Trump takes credit for saving Ford jobs that weren't going to Mexico

Ford CEO: 35% tariff would impact U.S. workers
Ford CEO: 35% tariff would impact U.S. workers

President-elect Donald Trump took credit Thursday night on Twitter for stopping Ford from moving jobs from Kentucky to Mexico.

The only problem with the claim? Ford had never said it planned to move its Louisville, Kentucky assembly plant to Mexico.

In fact, the automaker pledged last year, in a legally binding contract with the United Auto Workers union, to invest $700 million in Louisville, where it builds the popular Ford Escape.

Forget what Trump tweeted. Here's what really happened.

On Thursday, Ford (F) said it will keep production of the Lincoln MKC at the plant. It had planned to shift production of the MKC to another plant and Mexico was a likely location.

But even if Ford had shifted production of the MKC to Mexico, it planned to keep employment in Louisville near the current level of 4,700 workers.

The MKC, a luxury version of the Escape, is not a major product for Ford. The company sold 25,000 of them in the U.S. last year, compared to 306,000 for the Escape. This year's sales will be about the same.

Still, Ford's decision to keep the MKC in Kentucky was enough for the president-elect to take a victory lap on his favorite medium of Twitter on Thursday night.

"Just got a call from my friend Bill Ford, Chairman of Ford, who advised me that he will be keeping the Lincoln plant in Kentucky -- no Mexico," he tweeted.

"I worked hard with Bill Ford to keep the Lincoln plant in Kentucky.

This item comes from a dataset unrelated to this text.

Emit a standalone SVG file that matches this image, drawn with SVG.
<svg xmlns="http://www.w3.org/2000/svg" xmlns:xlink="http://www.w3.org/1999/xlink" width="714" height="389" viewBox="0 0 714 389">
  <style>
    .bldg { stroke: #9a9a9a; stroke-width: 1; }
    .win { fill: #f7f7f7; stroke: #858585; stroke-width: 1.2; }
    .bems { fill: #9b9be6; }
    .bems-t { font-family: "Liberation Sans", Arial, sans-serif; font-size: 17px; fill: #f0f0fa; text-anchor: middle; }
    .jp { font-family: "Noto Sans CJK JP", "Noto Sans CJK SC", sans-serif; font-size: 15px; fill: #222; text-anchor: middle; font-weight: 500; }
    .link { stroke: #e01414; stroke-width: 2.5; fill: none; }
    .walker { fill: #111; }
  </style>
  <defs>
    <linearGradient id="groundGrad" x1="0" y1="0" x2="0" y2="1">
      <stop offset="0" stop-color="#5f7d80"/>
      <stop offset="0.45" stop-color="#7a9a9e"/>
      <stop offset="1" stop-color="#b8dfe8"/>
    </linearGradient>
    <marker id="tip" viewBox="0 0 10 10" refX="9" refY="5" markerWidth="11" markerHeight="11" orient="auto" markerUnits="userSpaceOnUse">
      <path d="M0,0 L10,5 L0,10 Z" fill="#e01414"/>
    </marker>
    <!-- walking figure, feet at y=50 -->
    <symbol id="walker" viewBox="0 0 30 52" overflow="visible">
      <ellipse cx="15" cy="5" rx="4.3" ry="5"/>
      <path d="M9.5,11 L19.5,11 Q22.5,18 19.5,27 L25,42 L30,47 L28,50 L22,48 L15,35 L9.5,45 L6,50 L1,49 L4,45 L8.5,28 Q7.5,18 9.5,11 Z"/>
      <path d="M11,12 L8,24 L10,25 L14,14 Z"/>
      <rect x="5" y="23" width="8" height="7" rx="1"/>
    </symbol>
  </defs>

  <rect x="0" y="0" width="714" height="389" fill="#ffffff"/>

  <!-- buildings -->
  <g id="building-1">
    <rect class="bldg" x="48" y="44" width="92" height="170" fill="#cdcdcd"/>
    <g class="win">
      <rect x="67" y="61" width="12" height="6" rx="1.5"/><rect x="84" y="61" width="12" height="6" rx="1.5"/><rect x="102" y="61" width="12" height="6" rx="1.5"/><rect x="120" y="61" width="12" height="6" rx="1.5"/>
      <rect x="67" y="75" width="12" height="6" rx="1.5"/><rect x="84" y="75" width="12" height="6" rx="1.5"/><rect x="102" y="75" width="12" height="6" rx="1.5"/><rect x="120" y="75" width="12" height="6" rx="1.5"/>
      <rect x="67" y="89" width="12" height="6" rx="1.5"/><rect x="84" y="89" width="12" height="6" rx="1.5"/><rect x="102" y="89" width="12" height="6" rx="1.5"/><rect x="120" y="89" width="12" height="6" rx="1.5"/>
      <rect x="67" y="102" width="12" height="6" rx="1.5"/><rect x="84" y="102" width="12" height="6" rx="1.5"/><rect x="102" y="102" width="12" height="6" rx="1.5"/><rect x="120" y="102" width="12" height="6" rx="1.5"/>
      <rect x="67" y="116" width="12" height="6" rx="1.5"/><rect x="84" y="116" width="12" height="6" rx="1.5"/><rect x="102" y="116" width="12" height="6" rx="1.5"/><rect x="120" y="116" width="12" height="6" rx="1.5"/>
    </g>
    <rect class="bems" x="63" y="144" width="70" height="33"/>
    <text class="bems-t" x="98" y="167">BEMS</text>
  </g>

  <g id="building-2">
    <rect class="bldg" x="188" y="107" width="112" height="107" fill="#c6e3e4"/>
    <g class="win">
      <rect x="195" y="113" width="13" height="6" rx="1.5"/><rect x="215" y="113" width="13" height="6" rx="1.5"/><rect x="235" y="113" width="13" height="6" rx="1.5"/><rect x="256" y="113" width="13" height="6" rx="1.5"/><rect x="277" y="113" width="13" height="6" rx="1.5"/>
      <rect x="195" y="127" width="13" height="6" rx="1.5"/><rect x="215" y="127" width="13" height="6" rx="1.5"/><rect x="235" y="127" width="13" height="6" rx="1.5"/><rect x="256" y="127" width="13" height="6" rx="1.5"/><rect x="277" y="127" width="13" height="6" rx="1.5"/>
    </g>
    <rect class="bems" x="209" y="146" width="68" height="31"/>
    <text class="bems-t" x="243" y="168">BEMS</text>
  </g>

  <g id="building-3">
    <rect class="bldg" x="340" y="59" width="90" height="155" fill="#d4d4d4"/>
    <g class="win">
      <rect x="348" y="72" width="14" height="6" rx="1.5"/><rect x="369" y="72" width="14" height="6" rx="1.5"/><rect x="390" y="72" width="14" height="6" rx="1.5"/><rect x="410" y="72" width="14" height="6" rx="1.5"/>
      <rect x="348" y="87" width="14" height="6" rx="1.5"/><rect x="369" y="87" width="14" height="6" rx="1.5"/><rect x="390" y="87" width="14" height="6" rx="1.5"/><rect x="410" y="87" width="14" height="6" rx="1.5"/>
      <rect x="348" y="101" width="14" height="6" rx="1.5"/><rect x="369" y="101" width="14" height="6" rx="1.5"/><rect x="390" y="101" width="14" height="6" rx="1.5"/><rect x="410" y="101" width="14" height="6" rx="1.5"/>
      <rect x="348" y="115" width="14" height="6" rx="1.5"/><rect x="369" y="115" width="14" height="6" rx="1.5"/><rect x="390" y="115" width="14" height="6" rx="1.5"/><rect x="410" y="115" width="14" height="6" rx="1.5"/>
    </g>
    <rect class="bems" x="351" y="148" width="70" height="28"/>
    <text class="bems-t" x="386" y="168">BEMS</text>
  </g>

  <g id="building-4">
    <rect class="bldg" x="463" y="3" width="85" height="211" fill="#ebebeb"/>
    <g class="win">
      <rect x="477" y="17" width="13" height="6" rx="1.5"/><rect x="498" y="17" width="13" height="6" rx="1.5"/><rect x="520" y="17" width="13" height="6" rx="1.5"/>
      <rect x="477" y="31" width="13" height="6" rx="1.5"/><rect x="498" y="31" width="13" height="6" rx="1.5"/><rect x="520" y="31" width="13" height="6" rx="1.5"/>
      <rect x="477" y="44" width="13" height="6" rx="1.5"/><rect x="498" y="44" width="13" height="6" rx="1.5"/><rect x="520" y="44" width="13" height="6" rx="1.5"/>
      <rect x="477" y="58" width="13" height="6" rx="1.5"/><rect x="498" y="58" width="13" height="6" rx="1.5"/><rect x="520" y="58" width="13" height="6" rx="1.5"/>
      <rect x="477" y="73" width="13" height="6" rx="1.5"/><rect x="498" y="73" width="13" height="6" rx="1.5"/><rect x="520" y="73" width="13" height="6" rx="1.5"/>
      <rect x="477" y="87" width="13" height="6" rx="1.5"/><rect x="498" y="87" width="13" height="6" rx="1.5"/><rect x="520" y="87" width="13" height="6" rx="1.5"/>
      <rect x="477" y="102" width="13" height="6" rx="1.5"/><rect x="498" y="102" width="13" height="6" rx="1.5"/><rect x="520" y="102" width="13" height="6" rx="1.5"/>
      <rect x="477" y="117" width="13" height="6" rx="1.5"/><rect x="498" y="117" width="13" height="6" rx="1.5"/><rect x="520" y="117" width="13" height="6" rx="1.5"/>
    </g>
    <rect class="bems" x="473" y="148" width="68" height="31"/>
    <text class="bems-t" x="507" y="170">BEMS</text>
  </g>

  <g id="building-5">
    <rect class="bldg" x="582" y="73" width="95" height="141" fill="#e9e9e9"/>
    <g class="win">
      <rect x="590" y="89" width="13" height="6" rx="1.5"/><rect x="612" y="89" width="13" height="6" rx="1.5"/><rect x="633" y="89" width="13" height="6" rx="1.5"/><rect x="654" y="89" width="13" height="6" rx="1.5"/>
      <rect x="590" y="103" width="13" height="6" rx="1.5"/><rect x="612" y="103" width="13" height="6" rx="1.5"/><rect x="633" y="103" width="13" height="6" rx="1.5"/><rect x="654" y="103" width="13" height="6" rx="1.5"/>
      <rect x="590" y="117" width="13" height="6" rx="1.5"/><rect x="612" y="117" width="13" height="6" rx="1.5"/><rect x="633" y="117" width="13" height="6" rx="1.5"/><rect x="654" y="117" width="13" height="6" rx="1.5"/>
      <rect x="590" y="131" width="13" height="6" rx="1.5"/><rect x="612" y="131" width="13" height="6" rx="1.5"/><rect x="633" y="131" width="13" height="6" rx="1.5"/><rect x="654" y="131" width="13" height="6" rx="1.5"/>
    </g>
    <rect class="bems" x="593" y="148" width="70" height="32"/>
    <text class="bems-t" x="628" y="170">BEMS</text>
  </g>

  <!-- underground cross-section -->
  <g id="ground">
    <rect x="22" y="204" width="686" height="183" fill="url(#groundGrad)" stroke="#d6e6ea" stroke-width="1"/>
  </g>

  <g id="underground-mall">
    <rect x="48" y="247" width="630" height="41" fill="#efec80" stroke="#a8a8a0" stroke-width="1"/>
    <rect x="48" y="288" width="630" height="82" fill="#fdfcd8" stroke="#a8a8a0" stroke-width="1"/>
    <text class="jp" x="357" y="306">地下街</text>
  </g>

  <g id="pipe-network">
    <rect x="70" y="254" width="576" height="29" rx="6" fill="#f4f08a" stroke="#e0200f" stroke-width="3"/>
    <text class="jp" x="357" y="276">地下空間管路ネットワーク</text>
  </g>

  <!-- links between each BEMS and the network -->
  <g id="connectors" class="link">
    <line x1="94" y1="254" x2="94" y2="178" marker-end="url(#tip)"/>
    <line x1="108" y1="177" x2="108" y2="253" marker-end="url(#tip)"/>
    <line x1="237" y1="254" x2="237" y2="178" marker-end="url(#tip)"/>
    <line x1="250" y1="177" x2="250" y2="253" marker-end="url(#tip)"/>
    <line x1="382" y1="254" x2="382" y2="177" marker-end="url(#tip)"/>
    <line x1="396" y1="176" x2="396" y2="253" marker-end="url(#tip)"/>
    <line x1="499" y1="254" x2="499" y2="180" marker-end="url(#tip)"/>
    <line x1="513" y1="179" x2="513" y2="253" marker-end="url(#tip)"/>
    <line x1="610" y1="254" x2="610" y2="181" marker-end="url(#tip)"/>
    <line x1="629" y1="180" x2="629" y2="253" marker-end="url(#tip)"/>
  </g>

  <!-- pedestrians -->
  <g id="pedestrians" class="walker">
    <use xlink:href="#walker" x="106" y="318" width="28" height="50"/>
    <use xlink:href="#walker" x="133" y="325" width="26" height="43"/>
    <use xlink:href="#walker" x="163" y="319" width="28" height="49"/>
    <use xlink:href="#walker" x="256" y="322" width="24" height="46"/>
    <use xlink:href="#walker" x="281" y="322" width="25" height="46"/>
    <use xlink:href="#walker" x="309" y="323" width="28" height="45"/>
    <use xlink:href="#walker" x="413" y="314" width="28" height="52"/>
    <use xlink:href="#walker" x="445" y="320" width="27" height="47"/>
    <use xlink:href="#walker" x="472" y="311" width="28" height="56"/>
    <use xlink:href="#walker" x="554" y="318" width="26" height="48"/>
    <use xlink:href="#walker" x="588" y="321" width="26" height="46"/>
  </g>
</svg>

I owed it to the great State of Kentucky for their confidence in me!"

Ford had temporarily shut its Louisville plant the weeks of October 17 and October 31 due to slowing sales and excess inventory. That was standard operating procedure in the industry -- not a plan to move production to Mexico. And most of the 4,700 workers affected continued to receive 80% of their normal play during this temporary shutdown.

Ford reiterated Thursday that it has invested $12 billion in U.S. plants and added 28,000 American jobs in the past five years. That represents nearly a 50% increase in U.S. jobs at Ford during that period.

"Today, we confirmed with the President-elect that our small Lincoln utility vehicle made at the Louisville Assembly Plant will stay in Kentucky," said the statement. "We are encouraged that President-elect Trump and the new Congress will pursue policies that will improve U.S. competitiveness and make it possible to keep production of this vehicle here in the United States."

Related: Ford will be the first automaker to import cars to India to the U.S.

Ford's response to Trump was far more conciliatory than some of its statements before last week's vote.

In September, when Trump wrongly claimed Ford was planning to move all production to Mexico, Ford CEO Mark Fields came out and said he was flat out wrong about company plans.

"Absolutely not. Zero. Not one job will be lost. Most of our investment is here in the US. And that's the way it will continue to be," Fields said in September. "It's really unfortunate when politics get in the way of the facts."

In October Bill Ford called Trump's criticism of the automaker founded by his great-grandfather "infuriating."

Related: Ford will be the first automaker to import cars to India to the U.S.

Ford has announced plans to move small car production to a new plant under construction in Mexico. But the workers who now build those models -- the C-Max and Ford Focus -- will keep their jobs and be put to work building more profitable and popular vehicles, likely the new Ford Bronco SUV.

This is not the first time that Trump has claimed credit for getting Ford to change its mind on Mexico production when in fact Ford was only following the terms of a contract it had reached with the UAW.

A year ago when Ford started building the heavy duty F-Series trucks in Ohio rather than in Mexico, where they had been built, Trump again claimed credit.

"I brought [Ford's Mexican investment plans] up in so many speeches, and frankly I think I embarrassed 'em," he told a crowd in New Hampshire in October 2015. "But Ford is now gonna build a massive plant in the United States, and every single person, even my harshest critics gave me credit for it."

However Ford wasn't building a new plant, simply shifting production to an existing U.S. plant. And that shift had been agreed to four years earlier in a 2011 labor deal with the UAW.